# PROVIDED MATERIAL
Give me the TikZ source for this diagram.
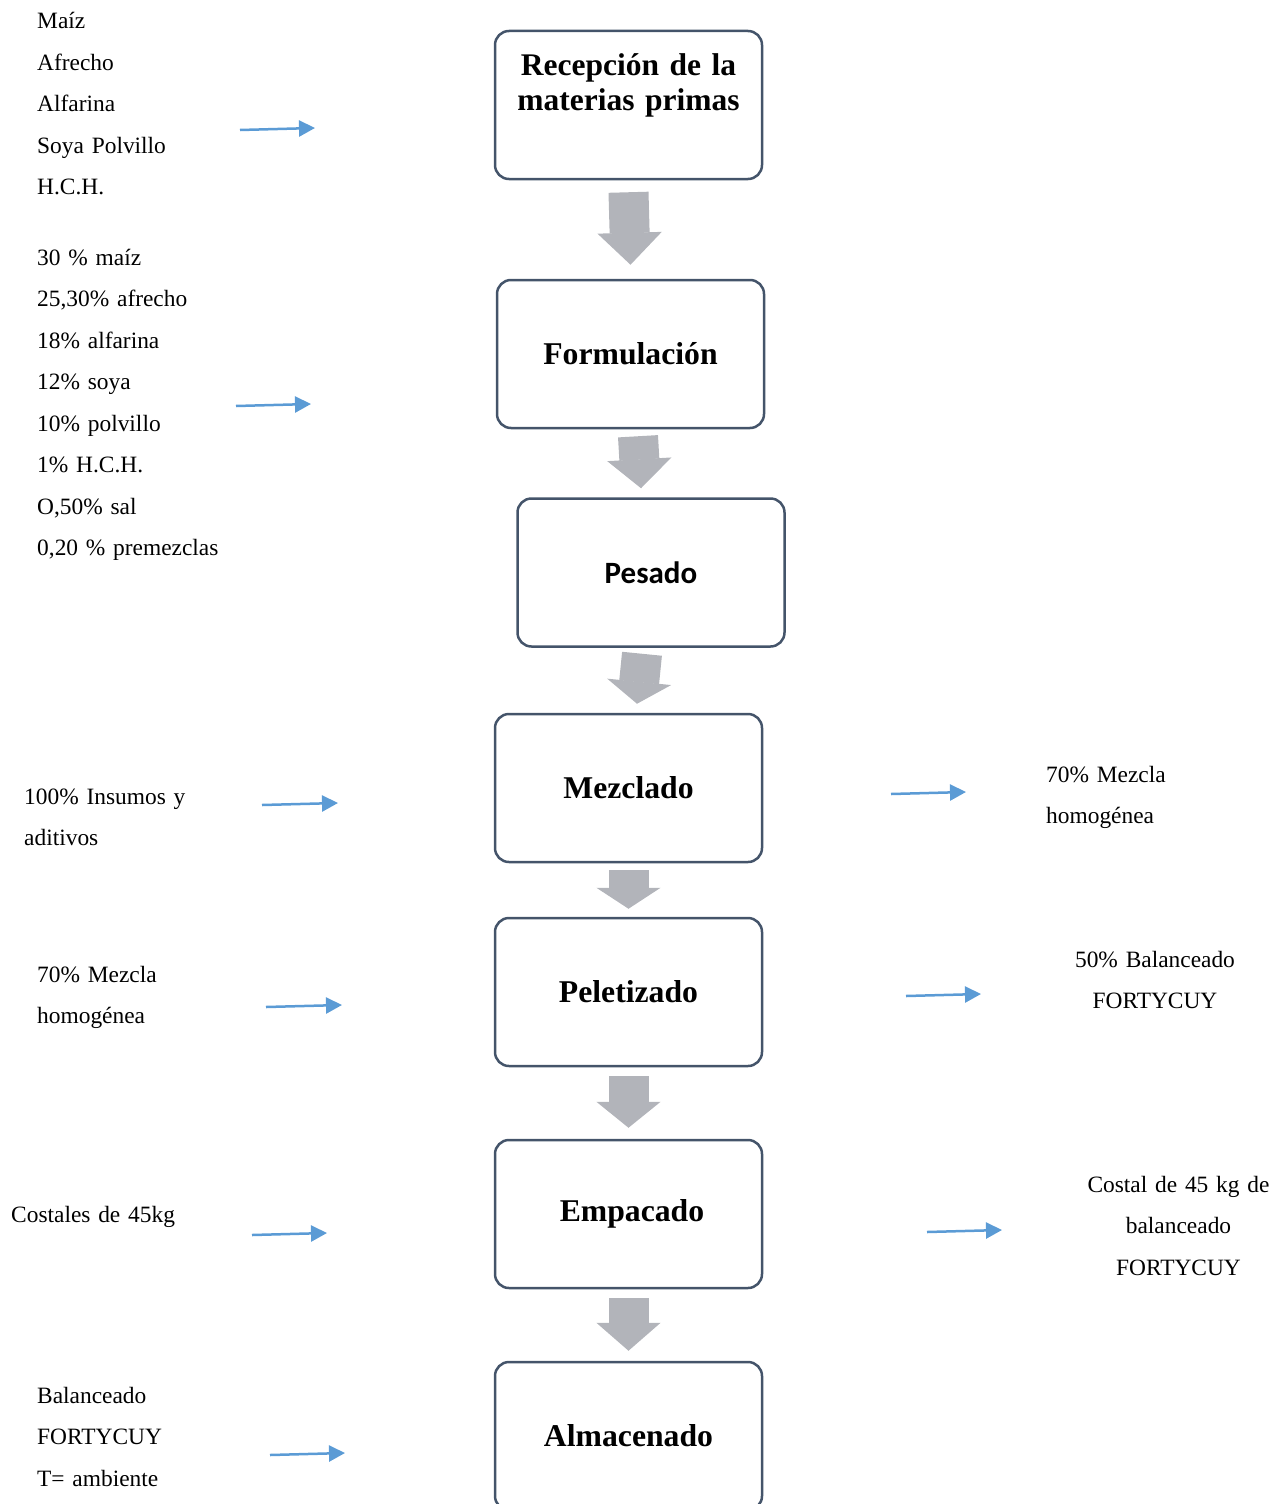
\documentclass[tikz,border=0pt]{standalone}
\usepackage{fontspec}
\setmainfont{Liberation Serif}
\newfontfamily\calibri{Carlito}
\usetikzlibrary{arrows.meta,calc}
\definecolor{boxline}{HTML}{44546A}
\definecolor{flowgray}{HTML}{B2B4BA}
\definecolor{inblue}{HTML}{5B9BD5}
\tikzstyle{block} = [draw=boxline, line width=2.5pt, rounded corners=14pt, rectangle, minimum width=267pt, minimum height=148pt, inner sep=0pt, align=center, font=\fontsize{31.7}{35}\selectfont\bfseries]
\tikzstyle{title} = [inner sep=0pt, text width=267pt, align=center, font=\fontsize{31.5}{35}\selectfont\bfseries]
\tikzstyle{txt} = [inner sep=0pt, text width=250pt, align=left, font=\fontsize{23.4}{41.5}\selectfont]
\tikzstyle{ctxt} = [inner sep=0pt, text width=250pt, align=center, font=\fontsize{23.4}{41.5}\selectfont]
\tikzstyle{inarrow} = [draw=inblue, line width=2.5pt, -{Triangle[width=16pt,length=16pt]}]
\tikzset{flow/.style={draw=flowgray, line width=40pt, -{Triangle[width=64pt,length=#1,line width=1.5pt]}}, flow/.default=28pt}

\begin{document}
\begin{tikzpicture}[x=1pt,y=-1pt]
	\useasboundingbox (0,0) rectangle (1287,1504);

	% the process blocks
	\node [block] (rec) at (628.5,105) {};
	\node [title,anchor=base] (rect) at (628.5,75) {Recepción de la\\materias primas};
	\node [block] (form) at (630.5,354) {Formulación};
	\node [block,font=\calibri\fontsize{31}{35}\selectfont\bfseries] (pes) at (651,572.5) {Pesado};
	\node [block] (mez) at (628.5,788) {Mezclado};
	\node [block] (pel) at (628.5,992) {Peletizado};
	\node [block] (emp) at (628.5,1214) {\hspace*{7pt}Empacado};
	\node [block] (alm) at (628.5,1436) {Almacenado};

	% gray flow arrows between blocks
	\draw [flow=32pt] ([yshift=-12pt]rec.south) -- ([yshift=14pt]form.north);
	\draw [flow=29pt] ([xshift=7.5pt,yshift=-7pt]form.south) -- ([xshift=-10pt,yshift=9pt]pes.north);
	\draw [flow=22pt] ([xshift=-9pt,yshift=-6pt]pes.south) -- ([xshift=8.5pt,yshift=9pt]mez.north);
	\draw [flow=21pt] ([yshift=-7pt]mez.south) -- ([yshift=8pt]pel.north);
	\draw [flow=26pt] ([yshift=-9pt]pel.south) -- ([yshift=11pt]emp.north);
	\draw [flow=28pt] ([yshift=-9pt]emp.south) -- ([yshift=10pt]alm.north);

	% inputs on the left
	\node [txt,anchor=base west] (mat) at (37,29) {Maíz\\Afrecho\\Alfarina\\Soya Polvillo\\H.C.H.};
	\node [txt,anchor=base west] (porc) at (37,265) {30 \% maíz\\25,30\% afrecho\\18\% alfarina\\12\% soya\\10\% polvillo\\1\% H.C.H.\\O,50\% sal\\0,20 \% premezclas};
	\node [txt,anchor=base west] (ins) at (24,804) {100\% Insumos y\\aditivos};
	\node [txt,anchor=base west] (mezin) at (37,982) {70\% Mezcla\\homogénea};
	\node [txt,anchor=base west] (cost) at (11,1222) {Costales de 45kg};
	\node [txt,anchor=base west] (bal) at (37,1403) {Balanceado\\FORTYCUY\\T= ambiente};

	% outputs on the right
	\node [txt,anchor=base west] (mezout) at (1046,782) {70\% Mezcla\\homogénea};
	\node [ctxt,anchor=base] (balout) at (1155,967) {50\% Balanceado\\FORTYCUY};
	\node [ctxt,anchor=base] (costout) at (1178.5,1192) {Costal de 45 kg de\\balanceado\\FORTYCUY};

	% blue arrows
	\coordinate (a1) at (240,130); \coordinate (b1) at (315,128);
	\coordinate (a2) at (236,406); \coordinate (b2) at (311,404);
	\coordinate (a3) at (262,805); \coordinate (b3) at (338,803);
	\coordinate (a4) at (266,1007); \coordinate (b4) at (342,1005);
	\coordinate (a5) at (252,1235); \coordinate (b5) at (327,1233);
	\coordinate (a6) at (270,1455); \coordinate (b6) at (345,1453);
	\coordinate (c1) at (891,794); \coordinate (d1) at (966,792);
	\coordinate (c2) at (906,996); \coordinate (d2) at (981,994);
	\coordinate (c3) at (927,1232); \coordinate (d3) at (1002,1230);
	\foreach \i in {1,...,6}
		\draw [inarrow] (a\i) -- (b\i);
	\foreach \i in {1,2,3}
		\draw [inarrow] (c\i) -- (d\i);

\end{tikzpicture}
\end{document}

# SHORT EXERCISE
Omit the pictures, and quote the material above exactly as given.

# SOLUTION TO THIS TASK
Give me the TikZ source for this diagram.
\documentclass[tikz,border=0pt]{standalone}
\usepackage{fontspec}
\setmainfont{Liberation Serif}
\newfontfamily\calibri{Carlito}
\usetikzlibrary{arrows.meta,calc}
\definecolor{boxline}{HTML}{44546A}
\definecolor{flowgray}{HTML}{B2B4BA}
\definecolor{inblue}{HTML}{5B9BD5}
\tikzstyle{block} = [draw=boxline, line width=2.5pt, rounded corners=14pt, rectangle, minimum width=267pt, minimum height=148pt, inner sep=0pt, align=center, font=\fontsize{31.7}{35}\selectfont\bfseries]
\tikzstyle{title} = [inner sep=0pt, text width=267pt, align=center, font=\fontsize{31.5}{35}\selectfont\bfseries]
\tikzstyle{txt} = [inner sep=0pt, text width=250pt, align=left, font=\fontsize{23.4}{41.5}\selectfont]
\tikzstyle{ctxt} = [inner sep=0pt, text width=250pt, align=center, font=\fontsize{23.4}{41.5}\selectfont]
\tikzstyle{inarrow} = [draw=inblue, line width=2.5pt, -{Triangle[width=16pt,length=16pt]}]
\tikzset{flow/.style={draw=flowgray, line width=40pt, -{Triangle[width=64pt,length=#1,line width=1.5pt]}}, flow/.default=28pt}

\begin{document}
\begin{tikzpicture}[x=1pt,y=-1pt]
	\useasboundingbox (0,0) rectangle (1287,1504);

	% the process blocks
	\node [block] (rec) at (628.5,105) {};
	\node [title,anchor=base] (rect) at (628.5,75) {Recepción de la\\materias primas};
	\node [block] (form) at (630.5,354) {Formulación};
	\node [block,font=\calibri\fontsize{31}{35}\selectfont\bfseries] (pes) at (651,572.5) {Pesado};
	\node [block] (mez) at (628.5,788) {Mezclado};
	\node [block] (pel) at (628.5,992) {Peletizado};
	\node [block] (emp) at (628.5,1214) {\hspace*{7pt}Empacado};
	\node [block] (alm) at (628.5,1436) {Almacenado};

	% gray flow arrows between blocks
	\draw [flow=32pt] ([yshift=-12pt]rec.south) -- ([yshift=14pt]form.north);
	\draw [flow=29pt] ([xshift=7.5pt,yshift=-7pt]form.south) -- ([xshift=-10pt,yshift=9pt]pes.north);
	\draw [flow=22pt] ([xshift=-9pt,yshift=-6pt]pes.south) -- ([xshift=8.5pt,yshift=9pt]mez.north);
	\draw [flow=21pt] ([yshift=-7pt]mez.south) -- ([yshift=8pt]pel.north);
	\draw [flow=26pt] ([yshift=-9pt]pel.south) -- ([yshift=11pt]emp.north);
	\draw [flow=28pt] ([yshift=-9pt]emp.south) -- ([yshift=10pt]alm.north);

	% inputs on the left
	\node [txt,anchor=base west] (mat) at (37,29) {Maíz\\Afrecho\\Alfarina\\Soya Polvillo\\H.C.H.};
	\node [txt,anchor=base west] (porc) at (37,265) {30 \% maíz\\25,30\% afrecho\\18\% alfarina\\12\% soya\\10\% polvillo\\1\% H.C.H.\\O,50\% sal\\0,20 \% premezclas};
	\node [txt,anchor=base west] (ins) at (24,804) {100\% Insumos y\\aditivos};
	\node [txt,anchor=base west] (mezin) at (37,982) {70\% Mezcla\\homogénea};
	\node [txt,anchor=base west] (cost) at (11,1222) {Costales de 45kg};
	\node [txt,anchor=base west] (bal) at (37,1403) {Balanceado\\FORTYCUY\\T= ambiente};

	% outputs on the right
	\node [txt,anchor=base west] (mezout) at (1046,782) {70\% Mezcla\\homogénea};
	\node [ctxt,anchor=base] (balout) at (1155,967) {50\% Balanceado\\FORTYCUY};
	\node [ctxt,anchor=base] (costout) at (1178.5,1192) {Costal de 45 kg de\\balanceado\\FORTYCUY};

	% blue arrows
	\coordinate (a1) at (240,130); \coordinate (b1) at (315,128);
	\coordinate (a2) at (236,406); \coordinate (b2) at (311,404);
	\coordinate (a3) at (262,805); \coordinate (b3) at (338,803);
	\coordinate (a4) at (266,1007); \coordinate (b4) at (342,1005);
	\coordinate (a5) at (252,1235); \coordinate (b5) at (327,1233);
	\coordinate (a6) at (270,1455); \coordinate (b6) at (345,1453);
	\coordinate (c1) at (891,794); \coordinate (d1) at (966,792);
	\coordinate (c2) at (906,996); \coordinate (d2) at (981,994);
	\coordinate (c3) at (927,1232); \coordinate (d3) at (1002,1230);
	\foreach \i in {1,...,6}
		\draw [inarrow] (a\i) -- (b\i);
	\foreach \i in {1,2,3}
		\draw [inarrow] (c\i) -- (d\i);

\end{tikzpicture}
\end{document}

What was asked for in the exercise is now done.